The Dublin study found more than one in 10 of those scrutinised had either incorrectly claimed relief or had rented out their properties within five years, without paying this relief back as required.
The average amount assessed as owing in each of these cases was approximately €11,000, representing a total of €1.2 million.
A Revenue spokeswoman confirmed a decision has been taken to extend the stamp duty audit.
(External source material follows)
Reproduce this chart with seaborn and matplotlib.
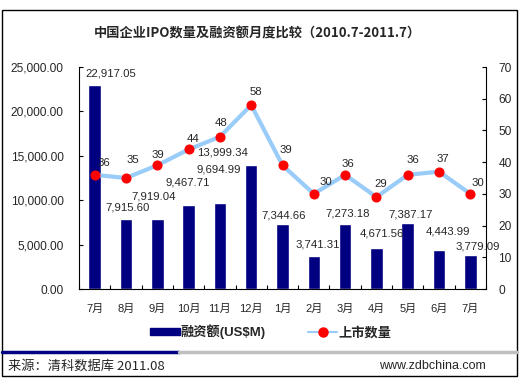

A minimum of 1,000 further cases will now be selected throughout the Republic from a master list of transactions which have been identified as being at risk of abuse.
A separate but linked investigation will also examine the files of about 200 property investors who have bought more than one residence and who it is believed may have also incorrectly availed of the relief because they are not owner-occupiers.
Stamp duty relief is supposed to be paid back in such circumstances, in a measure known as clawback.
The new clampdown will focus on both self-employed and PAYE workers.
Unlike the pilot project, which examined only new house purchases, the extended investigation will relate to purchases of new and second-hand properties completed in 2005.
The results of this study will be reviewed at a later date, and a decision taken on whether to extend this further.
Individuals found to be in breach can face penalties including significant fines and even prosecution in the courts. Owner-occupiers are, however, allowed to rent out a room under the rent-a-room scheme.
According to the Comptroller and Auditor General's most recent annual report, the initial audit in Dublin found that €1.2 million in unpaid stamp duty, penalties and interest charges was due in 109 cases.
The report says that a random sample of 1,000 cases out of 5,500 in the Dublin area which were deemed to be at risk of abuse were selected for examination. Revenue wrote to each purchaser requesting information on all property owned within the previous five years and conducted 102 visits to specific addresses.
Of the 109 cases identified, 94 involved clawback because a property had been rented within five years of purchase, while in 15 cases property investors were found to have incorrectly claimed full or partial relief. These individuals would own more than one property.
As part of the Revenue's plans, each of its four regional divisions in the Border, midlands and west region, the east and southeast, the southwest and Dublin, will be asked to select transactions which they deem merit further examination.
A "master list" of transactions considered to be open to abuse has already been circulated to these offices. Typical triggers for inclusion on this list include cases in which the individual in question has supplied a different address on their application for stamp duty relief to that which appear on Revenue records.
Letters are being issued to these individuals asking them to clarify their position.
Typical levels of stamp duty relief for owner-occupiers vary. Stamp duty, which is calculated as a percentage of the cost of purchasing the property, can be as high as 9 per cent of the price.
Stamp duty for first-time buyers was abolished for purchases after March 31st.